* [Given task]:
Up to and including the line with "var y2 = d3.scaleLinear().domain([0, 100]).range([379, 59]);", write out the listing from its first line, minus the pictures.

* [Dataset excerpt]:
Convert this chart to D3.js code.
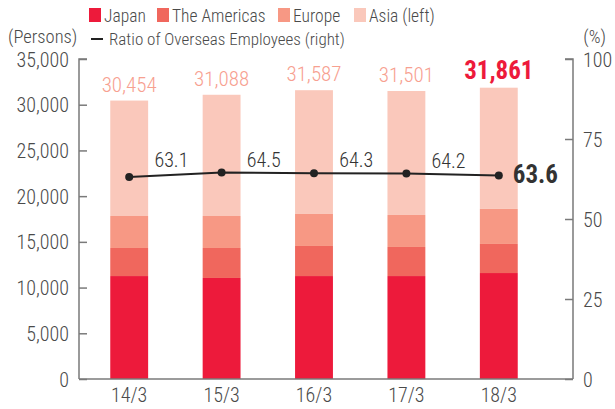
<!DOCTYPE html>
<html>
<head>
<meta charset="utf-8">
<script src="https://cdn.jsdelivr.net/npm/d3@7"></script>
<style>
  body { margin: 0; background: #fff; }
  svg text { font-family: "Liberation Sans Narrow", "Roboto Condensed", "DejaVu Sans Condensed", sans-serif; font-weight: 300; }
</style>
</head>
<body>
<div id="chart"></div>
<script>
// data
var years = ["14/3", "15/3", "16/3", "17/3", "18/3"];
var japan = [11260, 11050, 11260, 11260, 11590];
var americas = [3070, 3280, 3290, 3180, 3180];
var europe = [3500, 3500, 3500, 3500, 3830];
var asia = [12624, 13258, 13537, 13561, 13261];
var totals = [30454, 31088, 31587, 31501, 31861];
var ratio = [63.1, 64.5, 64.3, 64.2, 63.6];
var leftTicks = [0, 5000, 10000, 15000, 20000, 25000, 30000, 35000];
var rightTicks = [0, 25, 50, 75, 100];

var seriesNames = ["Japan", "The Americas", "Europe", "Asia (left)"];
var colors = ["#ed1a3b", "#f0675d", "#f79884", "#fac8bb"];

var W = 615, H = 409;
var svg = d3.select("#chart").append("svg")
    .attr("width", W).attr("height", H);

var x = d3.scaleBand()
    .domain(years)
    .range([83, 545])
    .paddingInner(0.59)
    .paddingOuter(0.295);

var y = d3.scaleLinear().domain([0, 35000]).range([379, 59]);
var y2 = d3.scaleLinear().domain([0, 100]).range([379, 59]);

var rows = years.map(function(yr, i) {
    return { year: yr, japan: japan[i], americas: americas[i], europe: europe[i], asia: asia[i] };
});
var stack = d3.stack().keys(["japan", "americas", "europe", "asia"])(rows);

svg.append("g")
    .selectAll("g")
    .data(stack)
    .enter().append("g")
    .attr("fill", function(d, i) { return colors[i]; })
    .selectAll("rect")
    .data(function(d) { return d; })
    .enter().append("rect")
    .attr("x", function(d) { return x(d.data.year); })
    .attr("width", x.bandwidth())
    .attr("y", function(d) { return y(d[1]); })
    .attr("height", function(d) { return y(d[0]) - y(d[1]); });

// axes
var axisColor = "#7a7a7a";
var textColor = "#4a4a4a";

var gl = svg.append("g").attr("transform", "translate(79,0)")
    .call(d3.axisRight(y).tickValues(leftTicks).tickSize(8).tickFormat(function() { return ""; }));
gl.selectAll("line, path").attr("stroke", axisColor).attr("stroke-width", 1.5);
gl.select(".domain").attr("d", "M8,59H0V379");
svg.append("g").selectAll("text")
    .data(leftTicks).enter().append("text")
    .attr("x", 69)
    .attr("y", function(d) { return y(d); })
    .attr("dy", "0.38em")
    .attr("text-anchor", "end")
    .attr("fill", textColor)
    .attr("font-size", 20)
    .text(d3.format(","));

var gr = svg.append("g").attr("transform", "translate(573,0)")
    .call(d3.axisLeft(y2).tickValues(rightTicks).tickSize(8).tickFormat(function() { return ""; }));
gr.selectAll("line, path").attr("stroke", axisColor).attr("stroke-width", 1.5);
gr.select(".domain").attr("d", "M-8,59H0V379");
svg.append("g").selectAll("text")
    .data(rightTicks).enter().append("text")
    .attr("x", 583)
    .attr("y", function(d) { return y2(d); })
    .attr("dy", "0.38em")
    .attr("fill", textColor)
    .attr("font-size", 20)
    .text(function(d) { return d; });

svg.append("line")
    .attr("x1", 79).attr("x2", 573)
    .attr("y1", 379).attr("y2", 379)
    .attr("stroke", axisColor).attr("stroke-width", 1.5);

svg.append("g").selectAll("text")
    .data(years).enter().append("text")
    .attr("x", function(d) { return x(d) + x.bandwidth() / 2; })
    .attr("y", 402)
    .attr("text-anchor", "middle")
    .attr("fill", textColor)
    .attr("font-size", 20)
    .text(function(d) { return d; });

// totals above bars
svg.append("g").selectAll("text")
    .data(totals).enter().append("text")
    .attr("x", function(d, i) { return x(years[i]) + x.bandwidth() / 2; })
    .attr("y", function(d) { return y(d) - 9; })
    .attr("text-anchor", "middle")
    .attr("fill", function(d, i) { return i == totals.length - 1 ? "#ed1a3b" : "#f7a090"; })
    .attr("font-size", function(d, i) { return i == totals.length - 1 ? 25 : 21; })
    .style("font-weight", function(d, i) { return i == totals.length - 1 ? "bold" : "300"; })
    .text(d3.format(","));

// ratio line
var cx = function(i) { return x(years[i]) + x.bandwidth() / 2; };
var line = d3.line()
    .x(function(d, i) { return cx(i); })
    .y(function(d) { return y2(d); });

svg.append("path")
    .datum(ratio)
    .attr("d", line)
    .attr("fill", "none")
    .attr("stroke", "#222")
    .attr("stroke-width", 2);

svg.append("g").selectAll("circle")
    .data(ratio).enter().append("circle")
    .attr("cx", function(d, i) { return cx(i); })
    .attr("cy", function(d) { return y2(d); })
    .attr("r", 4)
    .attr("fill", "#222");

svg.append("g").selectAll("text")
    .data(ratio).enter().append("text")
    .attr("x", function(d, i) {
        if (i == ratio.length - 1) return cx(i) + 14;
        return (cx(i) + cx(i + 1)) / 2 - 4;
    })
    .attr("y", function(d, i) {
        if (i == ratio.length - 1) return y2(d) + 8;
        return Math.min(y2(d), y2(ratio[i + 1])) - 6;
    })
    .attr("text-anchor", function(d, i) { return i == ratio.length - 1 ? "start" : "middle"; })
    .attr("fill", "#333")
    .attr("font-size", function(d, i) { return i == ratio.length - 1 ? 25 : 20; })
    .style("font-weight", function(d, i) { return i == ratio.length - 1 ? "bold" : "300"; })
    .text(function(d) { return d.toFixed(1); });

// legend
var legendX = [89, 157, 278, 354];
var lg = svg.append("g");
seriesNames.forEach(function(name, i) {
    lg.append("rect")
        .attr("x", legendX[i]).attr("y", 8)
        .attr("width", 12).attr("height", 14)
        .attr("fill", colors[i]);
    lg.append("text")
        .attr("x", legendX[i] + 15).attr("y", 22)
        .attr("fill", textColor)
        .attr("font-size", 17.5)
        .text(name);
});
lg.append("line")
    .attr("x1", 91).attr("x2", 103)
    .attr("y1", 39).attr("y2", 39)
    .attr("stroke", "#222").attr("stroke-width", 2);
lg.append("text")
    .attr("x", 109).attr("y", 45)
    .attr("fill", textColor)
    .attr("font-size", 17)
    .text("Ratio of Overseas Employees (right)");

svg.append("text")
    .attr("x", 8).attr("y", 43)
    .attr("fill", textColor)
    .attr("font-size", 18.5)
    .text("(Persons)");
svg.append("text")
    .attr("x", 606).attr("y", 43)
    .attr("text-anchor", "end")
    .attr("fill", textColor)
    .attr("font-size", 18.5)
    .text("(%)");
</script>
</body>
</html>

* [Written response]:
Convert this chart to D3.js code.
<!DOCTYPE html>
<html>
<head>
<meta charset="utf-8">
<script src="https://cdn.jsdelivr.net/npm/d3@7"></script>
<style>
  body { margin: 0; background: #fff; }
  svg text { font-family: "Liberation Sans Narrow", "Roboto Condensed", "DejaVu Sans Condensed", sans-serif; font-weight: 300; }
</style>
</head>
<body>
<div id="chart"></div>
<script>
// data
var years = ["14/3", "15/3", "16/3", "17/3", "18/3"];
var japan = [11260, 11050, 11260, 11260, 11590];
var americas = [3070, 3280, 3290, 3180, 3180];
var europe = [3500, 3500, 3500, 3500, 3830];
var asia = [12624, 13258, 13537, 13561, 13261];
var totals = [30454, 31088, 31587, 31501, 31861];
var ratio = [63.1, 64.5, 64.3, 64.2, 63.6];
var leftTicks = [0, 5000, 10000, 15000, 20000, 25000, 30000, 35000];
var rightTicks = [0, 25, 50, 75, 100];

var seriesNames = ["Japan", "The Americas", "Europe", "Asia (left)"];
var colors = ["#ed1a3b", "#f0675d", "#f79884", "#fac8bb"];

var W = 615, H = 409;
var svg = d3.select("#chart").append("svg")
    .attr("width", W).attr("height", H);

var x = d3.scaleBand()
    .domain(years)
    .range([83, 545])
    .paddingInner(0.59)
    .paddingOuter(0.295);

var y = d3.scaleLinear().domain([0, 35000]).range([379, 59]);
var y2 = d3.scaleLinear().domain([0, 100]).range([379, 59]);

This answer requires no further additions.